Mais on veut absolument qu’ils montent sur l’estrade.

Sont-ils donc des lâches ? s’écrie un énergumène. Ont-ils peur d’accepter la responsabilité de leurs inepties?

« Nous ne montons pas parce que cela ne nous plaît pas », répliqua péremptoirement le même reporter qui venait de répondre au compagnon Duprat. Cette réponse semblait suffire aux anarchistes lorsqu’un rédacteur de la Bataille, M. Maës, insiste pour que ses confrères se montrent afin qu’on sache demain à qui s’en prendre, si les comptes rendus de la réunion sont inexacts. La plupart des reporters accèdent au désir de M. Maës, à la grande joie de ses amis, les organisateurs de cette réunion, qui vont pouvoir « se payer leur tête » pendant qu’il sera procédé à l’éreintement en règle qui leur est destiné.

Le compagnon Roussel délaisse son ami Druelle pour ne s’occuper que des reporters qu’il estime trop bêtes pour venir lui répondre. C’est maintenant le tour du compagnon Duprat. Je ne vous en veux pas, dit-il charitablement aux reporters, vous n’êtes que les tristes fruits de la société qui nous opprime tous. Hier, vous écriviez avec de l’eau bénite dans les journaux cléricaux, aujourd’hui vous écrivez avec de la tisane dans les feuilles républicaines, et, demain, pour cent sous, vous écririez avec du sang dans les feuilles révolutionnaires. Et moi aussi, qui ne suis qu’un simple ouvrier tailleur, j’ai été obligé de coudre une veste appartenant à Galliffet, et il me semblait sentir l’odeur du sang de mes frères. Mais je n’ai jamais dénoncé aucun prolétaire, tandis que vous, par vos comptes rendus dénaturés, vous nous signalez à la vengeance de la police. Vous êtes de véritables mouchards. Si vous croyez que nous nous trompons, essayez de nous instruire, si vous le pouvez, mais ne dénaturez jamais nos paroles. C’est tout ce que nous vous demandons.

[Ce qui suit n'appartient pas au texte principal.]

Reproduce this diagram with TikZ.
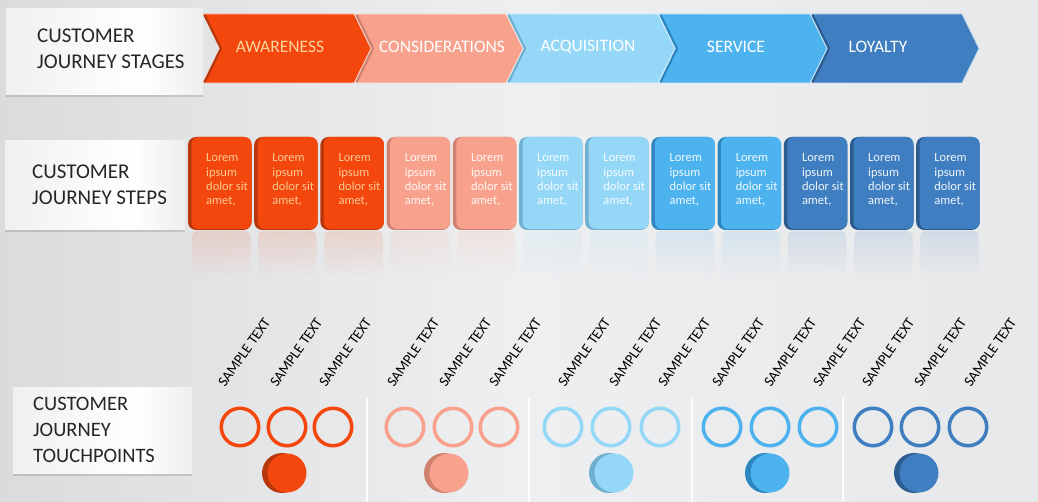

Voici maintenant, à la tribune, un ancien déporte, le citoyen Chatmouru, qui, dans son ardeur révolutionnaire, s’est fait une spécialité de porter la bonne parole dans toutes les réunions sous la forme de brochures qu’il vend dans les prix les plus doux. Lui aussi est accusé par les collectivistes-guesdites d’être un mouchard, et il vient s’en plaindre avec une indignation qu’il ne réussit guère à communiquer à l’assemblée, car, de toutes parts, on réclame l’ordre du jour.

Le compagnon Martinet rentre dans l’ordre du jour. Je venais à la réunion avec un de nos bons amis, le compagnon Montant, dit-il en commençant deux individus qui passaient à côté de nous s’arrêtent après nous avoir dévisagés, et l’un d’eux dit tout a coup, s’adressant à mon camarade « Et bonjour, mou ami Montant tu viens donc à la salle de la Redoute? » Montant s’arrête sans défiance, mais il est aussitôt saisi par quatre solides gaillards et entraîné vers le poste. Je le vois encore, ce gros individu à la face rougeaude, à la barbe broussailleuse, ajoute l’orateur, tenant dans les mains une lanière comme s’il allait conduire un taureau, qui a osé profaner ainsi le nom d’ami; et je vous jure que lorsque l’heure de la vengeance sonnera, je ne le manquerai pas.

Mais nous ne faisons la guerre ni aux mouchards ̃ ni aux journalistes, nous n’en avons qu’à la cause qui les engendre, et si nous voulons nous débarrasser des gens qui entretiennent les préjugés, c’est uniquement pour que les préjugés disparaissent. Nous croyez-vous donc féroces? Adoptez nos doctrines, rendez ce que vous détenez et il ne vous sera rien fait.

Compagnons, dit un nouveau venu parmi les anarchistes, ne nous occupons plus de ces gens-là et laissons-leur salir leur papier comme ils l’entendront.

La séance est levé, ajoute le délégué à l’ordre en forme de conclusion.

Et le public s’écoule lentement, tandis que des discussions bruyantes s’engagent dans les groupes.